Моника поцеловала ее в пылающую щеку.

— Ты играла потрясающе. Если бы сценарий хоть чуть соответствовал твоей игре… Ты покорила зрителей.

— Рори, ты делала с нами, что хотела, — добавил Ричард, ловко подхватывая второй бокал с шампанским с подноса проходящего официанта. — Плевать, что пьеса ни к черту! Ты была очаровательна.

— А, — махнула она рукой. — Не приходится ждать хороших рецензий… Дженна, прихвати семги с подноса позади тебя, я умираю от голода.

Нико повернулся, взял четыре закуски с подноса, одну передал Рори, а три остальные подвинул к Еве.

— Mangia, bambina, mangia[12], — приказал он.

Есть? Ева без всякого аппетита посмотрела на закуски.

«Я слышала, что едят за двоих, но если он хочет заставить меня есть за троих, то у него ничего не получится».

Моника отреагировала мгновенно.

— Нет-нет, — с упреком сказала она и переадресовала закуски Рори. — Еве необходимо сохранять девичью фигуру. Или вы забыли, что через неделю нам предстоят большие съемки? И вообще, Нико, я порекомендовала бы и тебе быть в еде поумеренней.

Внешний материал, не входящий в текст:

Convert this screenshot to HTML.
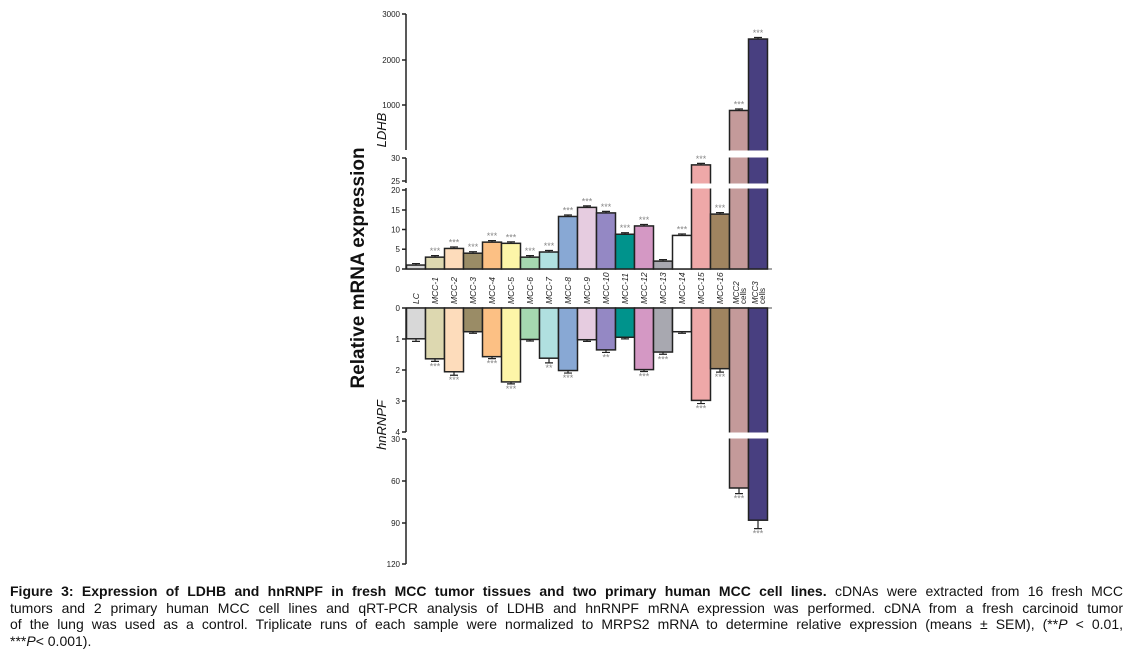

Нико сделал гримасу и поднял пустой фужер.

— Извините меня. Время наполнить бокалы. — Сдерживая гнев, он взял Еву за локоть, приглашая ее к бару. — Я лично убью эту женщину. Вот увидишь.

— Очень некорректно поступать так с крестной матерью твоего будущего ребенка, — засмеялась Ева.

— Крестной матерью? — взорвался он, останавливаясь и энергично помахав рукой на манер Тосканини. — Никогда! Эта женщина никогда не будет крестной матерью моего ребенка!.. Сколько бы их у меня ни было!

— Мне нравится, когда ты сердишься, тогда на твоих щеках появляется маленькая ямочка, — сказала негромко Ева и, приподнявшись на цыпочки, потянулась губами к его рту. — И мне нравится, что ты рядом. Мне давно не было так хорошо.

Это была правда. С приездом Нико она расслабилась и успокоилась, чего не наблюдала за собой с того времени, как началась вся эта история с Билли Шиэрзом. По пути в спальню они сбрасывали предметы своей одежды, спеша отметить грандиозной любовной игрой не только встречу, но и новость о будущем ребенке. Ева от души смеялась, когда Нико пел колыбельную над ее животом. И она чувствовала себя настолько умиротворенной, что сразу без колебаний определилась с нарядом, в котором должна была идти на прием. Теперь дела пойдут лучше. Билли Шиэрз не посмеет тронуть ее, когда рядом Нико… Хотя Ева все-таки по-прежнему обшаривала толпу глазами, автоматически отмечая присутствие Тамбурелли, сидевшего в баре и потягивавшего, как обычно, минеральную воду.